Of course, by searching EEBO-TCP too we have included non-dramatic works that Vickers did not claim to check. But Vickers should have looked beyond the drama since if a phrase is simply the common currency in the period then finding it in the Additions to The Spanish Tragedy and Shakespeare's works has no significance for authorship attribution. This is what Muriel St Clare Byrne meant by the necessity to perform a "negative check" to see who else is using a phrase, which advice Vickers has approvingly cited but does not follow (Vickers 2012, 18).
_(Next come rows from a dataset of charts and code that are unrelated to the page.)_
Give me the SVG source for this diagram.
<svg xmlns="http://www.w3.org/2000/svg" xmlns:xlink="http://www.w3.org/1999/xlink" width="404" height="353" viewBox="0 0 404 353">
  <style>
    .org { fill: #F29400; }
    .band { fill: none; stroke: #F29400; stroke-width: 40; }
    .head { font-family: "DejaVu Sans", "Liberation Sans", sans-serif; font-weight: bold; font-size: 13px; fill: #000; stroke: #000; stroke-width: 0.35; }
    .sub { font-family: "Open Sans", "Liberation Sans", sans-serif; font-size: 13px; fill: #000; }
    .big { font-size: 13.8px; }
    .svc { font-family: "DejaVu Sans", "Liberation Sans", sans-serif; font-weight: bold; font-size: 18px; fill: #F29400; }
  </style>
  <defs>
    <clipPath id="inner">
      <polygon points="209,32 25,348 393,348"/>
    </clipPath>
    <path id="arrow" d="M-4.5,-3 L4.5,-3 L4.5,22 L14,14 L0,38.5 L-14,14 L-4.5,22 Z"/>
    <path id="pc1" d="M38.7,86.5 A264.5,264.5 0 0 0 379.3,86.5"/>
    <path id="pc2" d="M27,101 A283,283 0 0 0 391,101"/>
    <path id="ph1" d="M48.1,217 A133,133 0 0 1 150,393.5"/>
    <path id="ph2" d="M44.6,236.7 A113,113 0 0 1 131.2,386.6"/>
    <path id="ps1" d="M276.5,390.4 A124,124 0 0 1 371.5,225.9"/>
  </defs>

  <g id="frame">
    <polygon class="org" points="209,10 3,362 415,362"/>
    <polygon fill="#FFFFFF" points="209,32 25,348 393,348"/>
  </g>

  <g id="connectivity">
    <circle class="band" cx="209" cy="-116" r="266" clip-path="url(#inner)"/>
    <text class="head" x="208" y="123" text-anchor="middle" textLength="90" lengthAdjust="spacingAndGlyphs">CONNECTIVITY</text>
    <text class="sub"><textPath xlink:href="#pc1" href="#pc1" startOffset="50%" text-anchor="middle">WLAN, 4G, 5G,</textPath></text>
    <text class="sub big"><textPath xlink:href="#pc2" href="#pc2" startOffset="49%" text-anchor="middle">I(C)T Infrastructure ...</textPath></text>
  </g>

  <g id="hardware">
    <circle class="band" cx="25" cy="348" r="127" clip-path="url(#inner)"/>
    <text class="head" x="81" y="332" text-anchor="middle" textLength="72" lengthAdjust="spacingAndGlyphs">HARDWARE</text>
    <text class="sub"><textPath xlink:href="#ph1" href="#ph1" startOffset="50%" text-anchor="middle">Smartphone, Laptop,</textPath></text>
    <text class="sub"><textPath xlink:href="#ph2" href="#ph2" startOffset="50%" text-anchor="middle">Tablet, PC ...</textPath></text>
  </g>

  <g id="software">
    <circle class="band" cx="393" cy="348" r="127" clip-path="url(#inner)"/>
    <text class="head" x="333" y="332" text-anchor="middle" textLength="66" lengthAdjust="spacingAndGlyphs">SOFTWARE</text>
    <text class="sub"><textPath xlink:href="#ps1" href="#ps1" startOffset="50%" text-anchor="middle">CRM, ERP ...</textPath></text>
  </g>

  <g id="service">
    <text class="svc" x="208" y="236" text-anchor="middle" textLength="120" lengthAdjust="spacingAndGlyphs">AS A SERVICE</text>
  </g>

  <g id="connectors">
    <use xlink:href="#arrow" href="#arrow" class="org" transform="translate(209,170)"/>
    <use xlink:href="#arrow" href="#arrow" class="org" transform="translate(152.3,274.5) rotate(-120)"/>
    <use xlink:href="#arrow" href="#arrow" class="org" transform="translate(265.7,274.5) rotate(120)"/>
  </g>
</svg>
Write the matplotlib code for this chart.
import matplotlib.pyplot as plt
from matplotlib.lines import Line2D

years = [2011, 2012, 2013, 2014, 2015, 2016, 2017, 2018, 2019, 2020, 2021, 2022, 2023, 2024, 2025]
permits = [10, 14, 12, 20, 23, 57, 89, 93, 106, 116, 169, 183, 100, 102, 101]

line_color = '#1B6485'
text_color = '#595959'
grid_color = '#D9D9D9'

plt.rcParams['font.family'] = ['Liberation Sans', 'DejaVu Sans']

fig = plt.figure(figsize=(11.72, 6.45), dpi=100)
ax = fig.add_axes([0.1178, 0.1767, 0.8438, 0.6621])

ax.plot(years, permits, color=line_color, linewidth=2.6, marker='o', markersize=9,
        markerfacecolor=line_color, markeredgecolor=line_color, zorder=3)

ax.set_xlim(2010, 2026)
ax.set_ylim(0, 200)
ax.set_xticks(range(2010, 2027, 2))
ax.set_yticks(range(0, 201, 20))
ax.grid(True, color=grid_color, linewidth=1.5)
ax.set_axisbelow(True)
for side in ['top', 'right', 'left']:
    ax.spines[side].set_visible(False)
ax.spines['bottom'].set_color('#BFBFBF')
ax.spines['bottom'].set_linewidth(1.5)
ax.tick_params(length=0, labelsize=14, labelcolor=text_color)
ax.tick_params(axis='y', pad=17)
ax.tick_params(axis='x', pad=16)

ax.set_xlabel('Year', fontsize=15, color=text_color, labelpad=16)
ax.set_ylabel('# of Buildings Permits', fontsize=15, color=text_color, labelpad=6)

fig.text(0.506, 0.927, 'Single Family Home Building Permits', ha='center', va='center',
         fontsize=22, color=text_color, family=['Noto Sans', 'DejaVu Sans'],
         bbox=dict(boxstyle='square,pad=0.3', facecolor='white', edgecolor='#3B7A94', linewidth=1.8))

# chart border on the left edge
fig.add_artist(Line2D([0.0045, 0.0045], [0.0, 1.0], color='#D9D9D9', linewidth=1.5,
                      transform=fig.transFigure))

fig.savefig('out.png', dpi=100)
It so happens that Shakespeare probably did write at least some of the passages added in the 1602 edition of Kyd's The Spanish Tragedy, but no-one should believe that on the basis of Vickers's work. Other scholars such as Hugh Craig, John Burrows, Arthur F. Kinney, and MacDonald P. Jackson--of whom is Vickers is scathingly critical (Vickers 2011)--have demonstrated this by muliple independent studies using different means. The underlying flaw in Vickers's approach, in the cases examined here, and others, is that he bases his claims on a private database of electronic texts to which no one else has access. There are no good reasons to do this since LION contains virtually all literary texts of the period and EEBO-TCP virtually all published texts of the period. Scholars should not take seriously any claims made by such methods, or by Vickers in particular on the basis of such techniques. Scholarly publishers and journals should in future not publish claims based on methods, like this, which have been repeatedly shown to be unreliable.
Works Cited
Middleton, Thomas. 2007. The Collected Works. Ed. Gary Taylor and John Lavagnino. Oxford. Clarendon Press.
Taylor, Gary and John Lavagnino, eds. 2007. Thomas Middleton and Early Modern Textual Culture: A Companion to the Collected Works. Oxford. Clarendon Press.
Vickers, Brian. 2010. "Disintegrated: Did Thomas Middleton Really Adapt Macbeth?" Times Literary Supplement Number 5591 (28 May). 14-15.
Vickers, Brian. 2011. "Shakespeare and Authorship Studies in the Twenty-first Century." Shakespeare Quarterly 62. 106-42.
Vickers, Brian. 2012. "Identifying Shakespeare's Additions to The Spanish Tragedy (1602): A Newer)( Approach." Shakespeare 8. 13-43.